▶ **TASK TO CARRY OUT**:
Starting with the first line of the listing, quote each line exactly until and including the one with "color=stripegreen] (-1, -1) rectangle (17.56, 15.42);", leaving pictures out.

▶ **SOURCE EXCERPT**:
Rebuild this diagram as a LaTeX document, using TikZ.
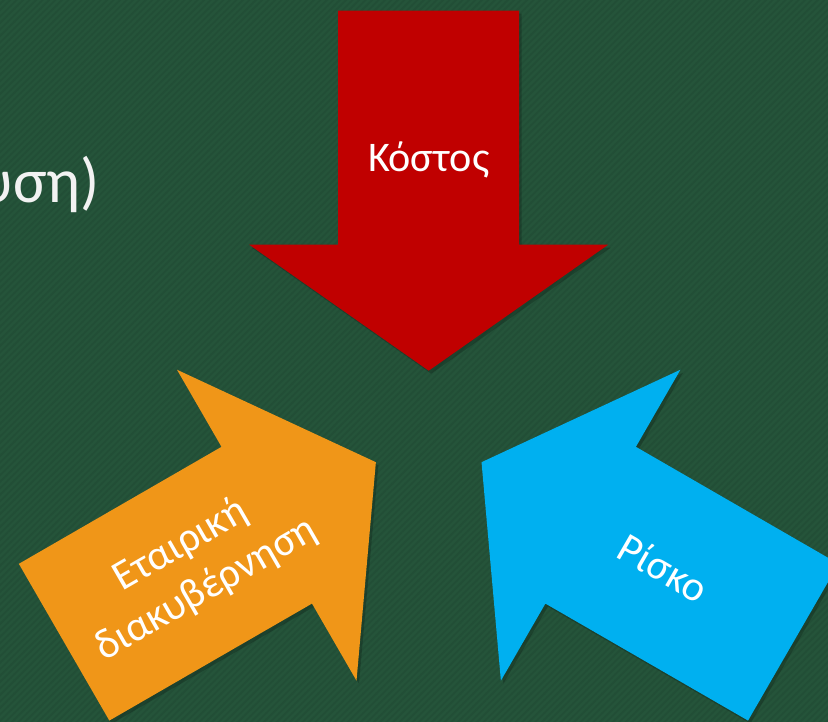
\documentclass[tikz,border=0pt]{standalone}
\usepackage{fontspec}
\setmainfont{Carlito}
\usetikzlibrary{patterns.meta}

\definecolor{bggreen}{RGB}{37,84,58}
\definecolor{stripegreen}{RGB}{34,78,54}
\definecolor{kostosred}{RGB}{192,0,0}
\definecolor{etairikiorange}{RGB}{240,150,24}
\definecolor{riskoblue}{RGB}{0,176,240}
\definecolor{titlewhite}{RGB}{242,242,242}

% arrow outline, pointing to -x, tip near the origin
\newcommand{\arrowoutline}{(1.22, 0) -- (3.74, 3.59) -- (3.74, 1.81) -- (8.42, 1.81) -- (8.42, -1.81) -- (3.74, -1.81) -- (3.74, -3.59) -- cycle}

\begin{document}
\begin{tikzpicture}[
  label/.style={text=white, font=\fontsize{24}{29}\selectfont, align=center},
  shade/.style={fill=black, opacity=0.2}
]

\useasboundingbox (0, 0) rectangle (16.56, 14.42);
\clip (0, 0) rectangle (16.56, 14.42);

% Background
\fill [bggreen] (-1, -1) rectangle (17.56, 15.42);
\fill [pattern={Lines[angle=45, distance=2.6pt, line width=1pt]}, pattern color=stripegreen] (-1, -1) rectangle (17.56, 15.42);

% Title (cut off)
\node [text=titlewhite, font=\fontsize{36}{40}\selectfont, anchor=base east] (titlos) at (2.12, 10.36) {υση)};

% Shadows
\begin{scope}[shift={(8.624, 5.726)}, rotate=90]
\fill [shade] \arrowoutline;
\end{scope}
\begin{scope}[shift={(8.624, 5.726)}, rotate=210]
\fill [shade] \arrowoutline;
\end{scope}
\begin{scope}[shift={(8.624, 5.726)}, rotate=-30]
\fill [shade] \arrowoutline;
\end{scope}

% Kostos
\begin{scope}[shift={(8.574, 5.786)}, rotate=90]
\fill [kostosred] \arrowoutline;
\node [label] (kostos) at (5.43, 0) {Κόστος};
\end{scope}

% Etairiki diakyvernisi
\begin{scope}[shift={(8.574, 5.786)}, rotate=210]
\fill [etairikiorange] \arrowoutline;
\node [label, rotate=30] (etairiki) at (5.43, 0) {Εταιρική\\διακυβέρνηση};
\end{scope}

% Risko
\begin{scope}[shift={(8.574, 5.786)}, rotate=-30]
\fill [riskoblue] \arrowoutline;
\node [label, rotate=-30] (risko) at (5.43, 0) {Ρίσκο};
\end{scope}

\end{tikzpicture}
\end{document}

▶ **TASK OUTPUT**:
Rebuild this diagram as a LaTeX document, using TikZ.
\documentclass[tikz,border=0pt]{standalone}
\usepackage{fontspec}
\setmainfont{Carlito}
\usetikzlibrary{patterns.meta}

\definecolor{bggreen}{RGB}{37,84,58}
\definecolor{stripegreen}{RGB}{34,78,54}
\definecolor{kostosred}{RGB}{192,0,0}
\definecolor{etairikiorange}{RGB}{240,150,24}
\definecolor{riskoblue}{RGB}{0,176,240}
\definecolor{titlewhite}{RGB}{242,242,242}

% arrow outline, pointing to -x, tip near the origin
\newcommand{\arrowoutline}{(1.22, 0) -- (3.74, 3.59) -- (3.74, 1.81) -- (8.42, 1.81) -- (8.42, -1.81) -- (3.74, -1.81) -- (3.74, -3.59) -- cycle}

\begin{document}
\begin{tikzpicture}[
  label/.style={text=white, font=\fontsize{24}{29}\selectfont, align=center},
  shade/.style={fill=black, opacity=0.2}
]

\useasboundingbox (0, 0) rectangle (16.56, 14.42);
\clip (0, 0) rectangle (16.56, 14.42);

% Background
\fill [bggreen] (-1, -1) rectangle (17.56, 15.42);
\fill [pattern={Lines[angle=45, distance=2.6pt, line width=1pt]}, pattern color=stripegreen] (-1, -1) rectangle (17.56, 15.42);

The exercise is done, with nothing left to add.